Anstöße SWR1 RP / Morgengruß SWR4 RP

Anstöße SWR1 RP / Morgengruß SWR4 RP

In Berlin ist mir das besonders unangenehm aufgefallen: An jeder Ecke wird man angebettelt! Man kann dem gar nicht entgehen. Und richtig aggressiv geht das teilweise zu. Da steigt ein abgehalfterter Amerikaner mit seiner Gitarre in die U-Bahn, singt ungefragt ein paar Strophen runter und meint, jetzt habe er ein Anrecht auf Bezahlung. Diejenigen, die ihn leer ausgehen lassen, werden wüst von ihm beschimpft.

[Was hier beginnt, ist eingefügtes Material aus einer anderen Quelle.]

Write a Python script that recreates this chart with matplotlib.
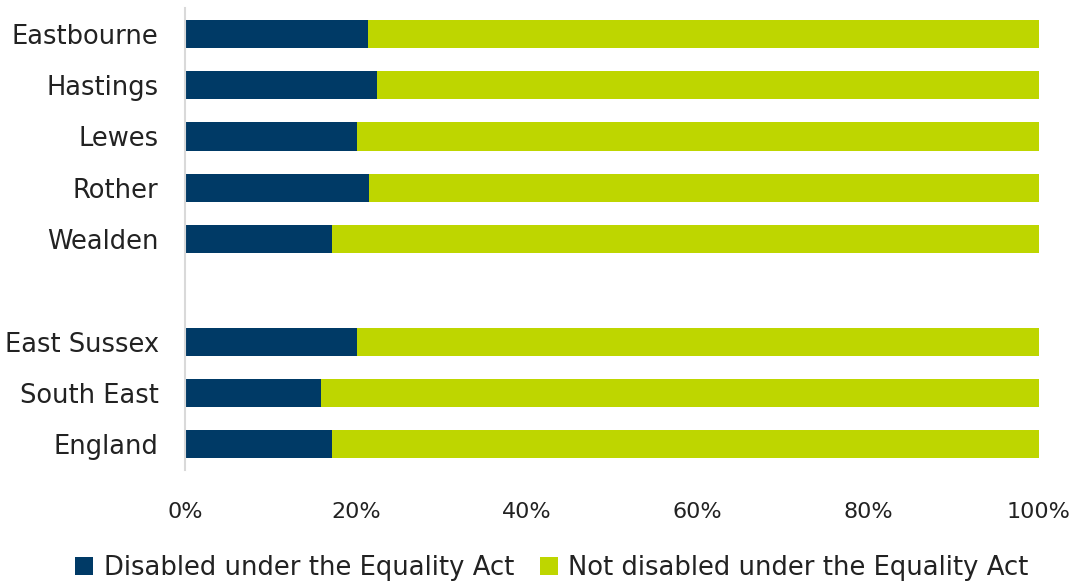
import numpy as np
import matplotlib
matplotlib.use("Agg")
import matplotlib.pyplot as plt
from matplotlib.ticker import FuncFormatter

# areas (top to bottom) and share disabled (%)
areas = ["Eastbourne", "Hastings", "Lewes", "Rother", "Wealden",
         "East Sussex", "South East", "England"]
disabled = [21.4, 22.5, 20.1, 21.5, 17.2, 20.1, 15.9, 17.2]
not_disabled = [100 - d for d in disabled]
positions = [0, 1, 2, 3, 4, 6, 7, 8]

navy = "#003a66"
green = "#bed600"

plt.rcParams["font.family"] = ["DejaVu Sans"]

fig = plt.figure(figsize=(10.76, 5.83), dpi=100)
ax = fig.add_axes([0.172, 0.194, 0.7936, 0.792])

ax.barh(positions, disabled, height=0.55, color=navy, label="Disabled under the Equality Act")
ax.barh(positions, not_disabled, left=disabled, height=0.55, color=green,
        label="Not disabled under the Equality Act")

ax.set_ylim(8.5, -0.5)
ax.set_xlim(0, 100)
ax.set_yticks(positions)
ax.set_yticklabels(areas, fontsize=18.5, color="#222222")
ax.set_xticks(np.arange(0, 101, 20))
ax.xaxis.set_major_formatter(FuncFormatter(lambda v, p: f"{v:.0f}%"))
ax.tick_params(axis="x", labelsize=16, colors="#222222", length=0, pad=23)
ax.tick_params(axis="y", length=0, pad=19)

for s in ["top", "right", "bottom"]:
    ax.spines[s].set_visible(False)
ax.spines["left"].set_color("#d9d9d9")
ax.spines["left"].set_linewidth(1.5)

fig.legend(loc="lower center", bbox_to_anchor=(0.513, -0.036), ncol=2, frameon=False,
           fontsize=18.6, handlelength=0.7, handleheight=0.7, handletextpad=0.4,
           columnspacing=1.0, labelcolor="#222222")

fig.savefig("out.png", dpi=100)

Nichts geben wird da fast schon zur Mutprobe.
Mir geht das auf die Nerven: Wenn ich was gebe, dann will ich das aus freien Stücken tun. Ich will nichts geben, nur um jemanden loszuwerden; ich will nicht genötigt werden.
„Bittet, so wir euch wird gegeben“, sagt Jesus.
Und das macht den Unterschied: Wenn jemand bittet, soll er vertrauen und dem Anderen die Freiheit lassen, auch „nein“ zu sagen. Und wenn ihm das gelingt, wenn er dem Anderen die Freiheit lässt, dann bekommt er auch, um was er bittet.
Und auch das habe ich in Berlin erlebt:
Wir laufen nachts durch irgendwelche U-Bahngänge, und dann durch so eine Unterführung, alles ziemlich einsam und düster. Da sitzen zwei Männer auf dem Boden, ein paar Flaschen Bier um sich rum. Der eine hält seinen Hut hoch, als er uns sieht. „Habt Ihr `n bisschen Geld übrig?“
Wir gehen eilig an ihnen vorbei, ohne sie weiter zu beachten.
Da höre ich ihn ganz freundlich hinter uns her sagen:
„Wünsche euch trotzdem einen schönen Abend!“
Einen Moment hat es gedauert, dann blieb ich stehen. Ich konnte gar nicht anders: ich musste umkehren und ihm was geben. Und ich habe es richtig gern getan. Denn dieser Mann hat mich überrascht. Er hat unsere Abweisung akzeptiert. Und er ist freundlich geblieben, obwohl wir seine Bitte nicht einmal beachtet haben.